ARE YOU KIDDING ME?!  Knowing what I know now it was like I was searching for food only to be smacked in the head with a chicken and not recognizing it was something I could eat.  God had put all these pieces in front for me just begging me to put the pieces together.  He was starring me right in the eyes and I was blind.  Well not totally blind, I would just say blind in one eye. 

So that was the beginning to this amazing weekend.  Saturday we sat down, ready to meet the rest of the group at our table.  All the woman were very different with different interest.  As I sit surrounded by woman of different ages, economic backgrounds and life experiences, I found comfort that we all knew or were seeking Christ.  We were all so much a like in our feelings and thoughts.  It was like being surrounded by your best friends and supporters, you felt a connection that was safe and warm.  You start to really get to know these woman (and yourself) through the exercises you do through the weekend.  At the end of the morning session, you have lunch meet a bit more, then break for the afternoon so you can attend mini break out sessions or have free time.  (This is when I was going to scrap book and was I excited about that.)  During lunch you do not have to sit at your assigned table.  Sometimes people sit with friends that are at other tables during this time.  I really don't like to be out of my comfort zone so I sat back at my assigned table.  Melanie was also assigned to the table and sat next to me.  By the time Amie got back, the table was full so she sat somewhere else.  I was bummed by this because I am generally a shy person if I don't know you too well.  (Again, Gods plan put Melanie right smack next to me) 
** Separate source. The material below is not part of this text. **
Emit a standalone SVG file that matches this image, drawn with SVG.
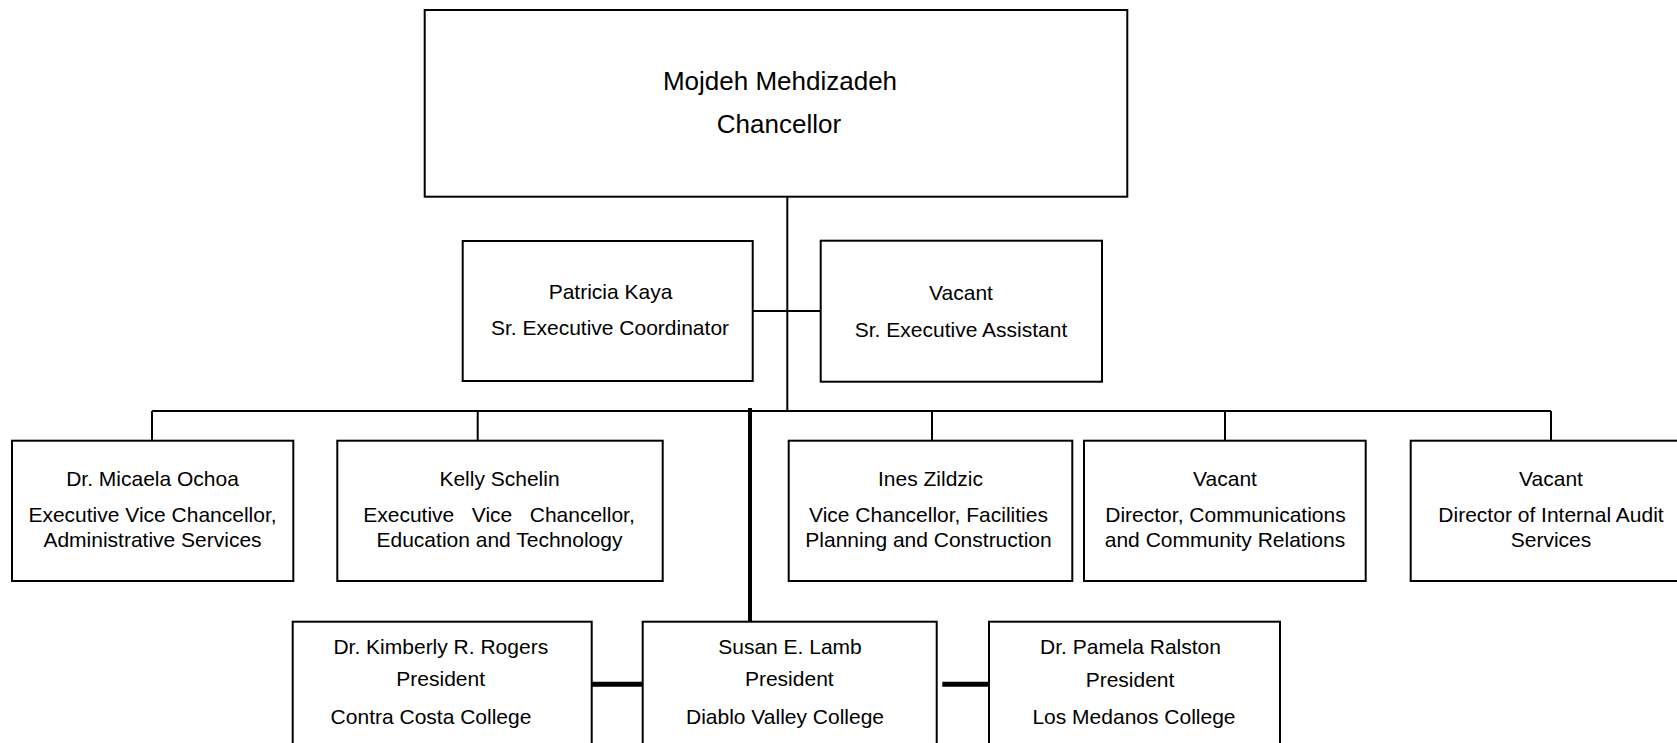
<svg xmlns="http://www.w3.org/2000/svg" width="1677" height="743" viewBox="0 0 1677 743">
<style>
.box{fill:#fff;stroke:#000;stroke-width:2}
.t{font-family:"Liberation Sans",Arial,sans-serif;font-size:21px;fill:#000;text-anchor:middle}
.big{font-size:26px}
.c{fill:none;stroke:#000;stroke-width:2}
.thick{fill:none;stroke:#000;stroke-width:4}
.thicker{fill:none;stroke:#000;stroke-width:5}
</style>
<rect width="1677" height="743" fill="#fff"/>
<g id="connectors">
<path class="c" d="M787.3 197V411"/>
<path class="c" d="M152 411H1551"/>
<path class="c" d="M152 411V440.7M477.7 411V440.7M932 411V440.7M1225 411V440.7M1551 411V440.7"/>
<path class="c" d="M753 311H820.7"/>
<path class="thick" d="M750 408V621.7"/>
<path class="thicker" d="M591.7 684.3H642.7M942.3 684.3H989"/>
</g>
<g id="chancellor">
<rect class="box" x="424.7" y="10" width="702.6" height="186.7"/>
<text class="t big" x="780" y="90">Mojdeh Mehdizadeh</text>
<text class="t big" x="779" y="133">Chancellor</text>
</g>
<g id="patricia">
<rect class="box" x="462.7" y="241" width="290" height="140"/>
<text class="t" x="610.5" y="299">Patricia Kaya</text>
<text class="t" x="610" y="335.3">Sr. Executive Coordinator</text>
</g>
<g id="vacant-assistant">
<rect class="box" x="820.7" y="240.7" width="281.3" height="141"/>
<text class="t" x="961" y="300">Vacant</text>
<text class="t" x="961" y="336.7">Sr. Executive Assistant</text>
</g>
<g id="ochoa">
<rect class="box" x="12" y="440.7" width="281.3" height="140.3"/>
<text class="t" x="152.5" y="486">Dr. Micaela Ochoa</text>
<text class="t" x="152.5" y="521.7">Executive Vice Chancellor,</text>
<text class="t" x="152.5" y="546.7">Administrative Services</text>
</g>
<g id="schelin">
<rect class="box" x="337.3" y="440.7" width="325.4" height="140.3"/>
<text class="t" x="499.5" y="486">Kelly Schelin</text>
<text class="t" x="499" y="521.7" xml:space="preserve">Executive   Vice   Chancellor,</text>
<text class="t" x="499.5" y="546.7">Education and Technology</text>
</g>
<g id="zildzic">
<rect class="box" x="788.7" y="440.7" width="283.6" height="140.3"/>
<text class="t" x="930.5" y="486">Ines Zildzic</text>
<text class="t" x="928.5" y="521.7">Vice Chancellor, Facilities</text>
<text class="t" x="928.5" y="546.7">Planning and Construction</text>
</g>
<g id="vacant-communications">
<rect class="box" x="1084" y="440.7" width="281.7" height="140.3"/>
<text class="t" x="1225" y="486">Vacant</text>
<text class="t" x="1225.5" y="521.7">Director, Communications</text>
<text class="t" x="1225" y="546.7">and Community Relations</text>
</g>
<g id="vacant-audit">
<rect class="box" x="1410.7" y="440.7" width="281" height="140.3"/>
<text class="t" x="1551" y="486">Vacant</text>
<text class="t" x="1551" y="521.7">Director of Internal Audit</text>
<text class="t" x="1551" y="547">Services</text>
</g>
<g id="rogers">
<rect class="box" x="292.7" y="621.7" width="299" height="140"/>
<text class="t" x="440.8" y="654">Dr. Kimberly R. Rogers</text>
<text class="t" x="440.7" y="685.5">President</text>
<text class="t" x="431" y="724">Contra Costa College</text>
</g>
<g id="lamb">
<rect class="box" x="642.7" y="621.7" width="294" height="140"/>
<text class="t" x="790" y="654">Susan E. Lamb</text>
<text class="t" x="789.3" y="686">President</text>
<text class="t" x="785" y="724">Diablo Valley College</text>
</g>
<g id="ralston">
<rect class="box" x="989" y="621.7" width="291" height="140"/>
<text class="t" x="1130.5" y="653.5">Dr. Pamela Ralston</text>
<text class="t" x="1130" y="686.5">President</text>
<text class="t" x="1134" y="723.5">Los Medanos College</text>
</g>
</svg>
Melanie and I had a wonderful conversation about our families and upbringing etc.  We spoke about how I was having a hard time in my faith in Christ.  I believed in Jesus and God but something was keeping that little string of doubt in my head (Satan) from completely giving myself to Christ.  I couldn't figure out why because it was something that I wanted so badly but it was hard for me.  We spoke of the Fullmer family, Amie and her guidance, my dream and the Made to Crave quote.  There were also some Bible passages from the morning that all fit into this puzzle.  As Melanie and I spoke she suggested I pray about this during the break.  On the way up to the room at the start of the afternoon break, I told Amie about my conversation with Melanie.  We stopped and prayed in the prayer room then headed to our hotel room.